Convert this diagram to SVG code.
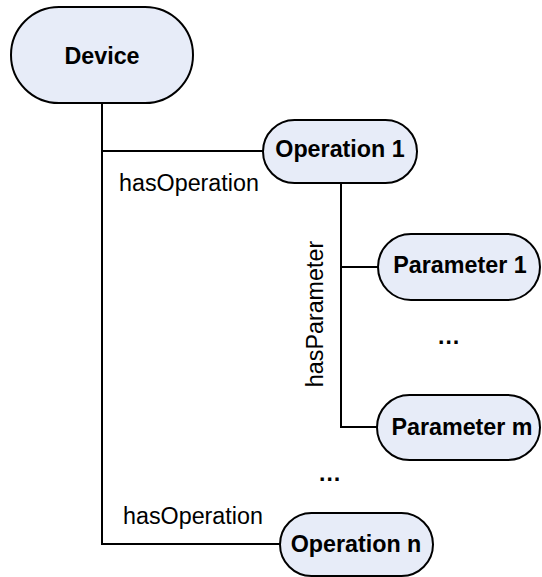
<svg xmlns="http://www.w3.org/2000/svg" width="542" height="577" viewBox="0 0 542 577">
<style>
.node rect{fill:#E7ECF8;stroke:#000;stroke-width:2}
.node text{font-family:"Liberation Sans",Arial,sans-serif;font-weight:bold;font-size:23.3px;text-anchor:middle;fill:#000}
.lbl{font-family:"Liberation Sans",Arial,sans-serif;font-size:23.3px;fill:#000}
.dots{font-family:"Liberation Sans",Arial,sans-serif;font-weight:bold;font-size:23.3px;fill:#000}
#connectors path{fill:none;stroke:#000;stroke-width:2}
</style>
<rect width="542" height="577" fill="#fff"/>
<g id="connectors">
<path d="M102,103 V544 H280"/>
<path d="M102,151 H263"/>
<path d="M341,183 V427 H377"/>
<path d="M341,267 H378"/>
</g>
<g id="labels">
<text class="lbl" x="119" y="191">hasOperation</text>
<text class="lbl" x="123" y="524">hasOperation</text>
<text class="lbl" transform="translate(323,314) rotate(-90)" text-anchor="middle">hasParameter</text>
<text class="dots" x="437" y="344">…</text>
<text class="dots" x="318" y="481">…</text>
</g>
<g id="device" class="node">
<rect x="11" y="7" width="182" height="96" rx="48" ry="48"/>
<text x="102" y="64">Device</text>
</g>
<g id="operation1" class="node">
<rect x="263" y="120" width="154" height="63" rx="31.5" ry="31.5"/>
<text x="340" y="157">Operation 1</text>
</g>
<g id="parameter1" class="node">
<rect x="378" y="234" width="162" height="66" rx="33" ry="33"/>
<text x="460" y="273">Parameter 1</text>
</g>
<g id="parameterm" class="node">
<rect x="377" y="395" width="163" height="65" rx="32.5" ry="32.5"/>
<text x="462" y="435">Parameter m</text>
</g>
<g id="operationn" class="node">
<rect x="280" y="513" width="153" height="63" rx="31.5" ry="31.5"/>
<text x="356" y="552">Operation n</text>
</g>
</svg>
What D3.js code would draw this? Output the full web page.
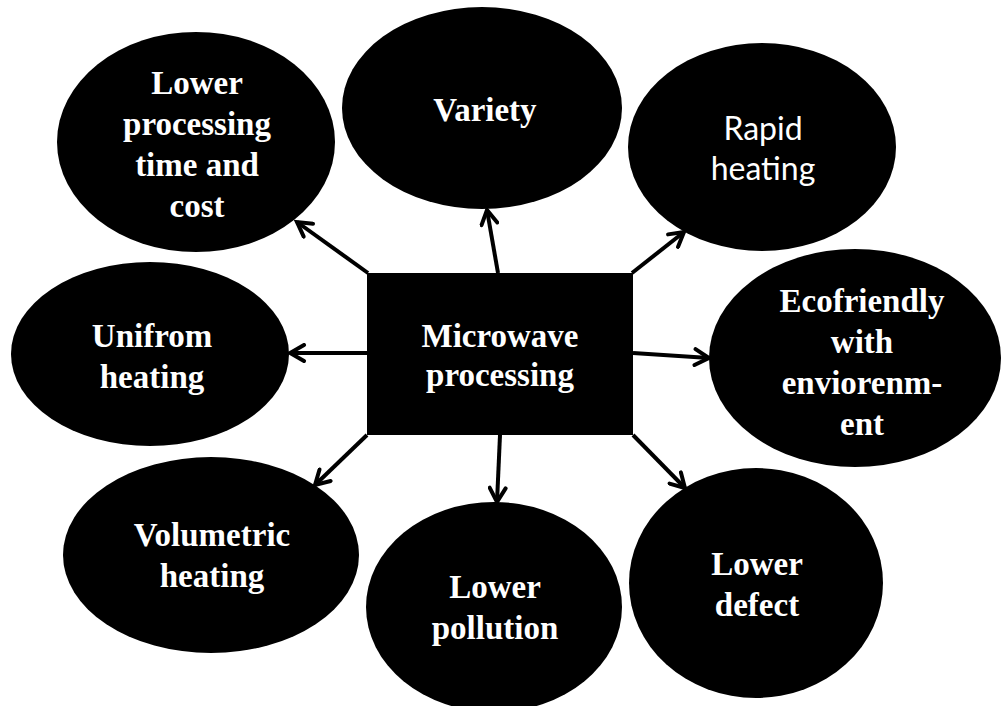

-*-

Given exercise:
Quote every record above exactly, leaving out any pictures.

Answer for the task:
Convert this diagram to SVG code.
<svg xmlns="http://www.w3.org/2000/svg" width="542" height="577" viewBox="0 0 542 577">
<style>
.node rect{fill:#E7ECF8;stroke:#000;stroke-width:2}
.node text{font-family:"Liberation Sans",Arial,sans-serif;font-weight:bold;font-size:23.3px;text-anchor:middle;fill:#000}
.lbl{font-family:"Liberation Sans",Arial,sans-serif;font-size:23.3px;fill:#000}
.dots{font-family:"Liberation Sans",Arial,sans-serif;font-weight:bold;font-size:23.3px;fill:#000}
#connectors path{fill:none;stroke:#000;stroke-width:2}
</style>
<rect width="542" height="577" fill="#fff"/>
<g id="connectors">
<path d="M102,103 V544 H280"/>
<path d="M102,151 H263"/>
<path d="M341,183 V427 H377"/>
<path d="M341,267 H378"/>
</g>
<g id="labels">
<text class="lbl" x="119" y="191">hasOperation</text>
<text class="lbl" x="123" y="524">hasOperation</text>
<text class="lbl" transform="translate(323,314) rotate(-90)" text-anchor="middle">hasParameter</text>
<text class="dots" x="437" y="344">…</text>
<text class="dots" x="318" y="481">…</text>
</g>
<g id="device" class="node">
<rect x="11" y="7" width="182" height="96" rx="48" ry="48"/>
<text x="102" y="64">Device</text>
</g>
<g id="operation1" class="node">
<rect x="263" y="120" width="154" height="63" rx="31.5" ry="31.5"/>
<text x="340" y="157">Operation 1</text>
</g>
<g id="parameter1" class="node">
<rect x="378" y="234" width="162" height="66" rx="33" ry="33"/>
<text x="460" y="273">Parameter 1</text>
</g>
<g id="parameterm" class="node">
<rect x="377" y="395" width="163" height="65" rx="32.5" ry="32.5"/>
<text x="462" y="435">Parameter m</text>
</g>
<g id="operationn" class="node">
<rect x="280" y="513" width="153" height="63" rx="31.5" ry="31.5"/>
<text x="356" y="552">Operation n</text>
</g>
</svg>
What D3.js code would draw this? Output the full web page.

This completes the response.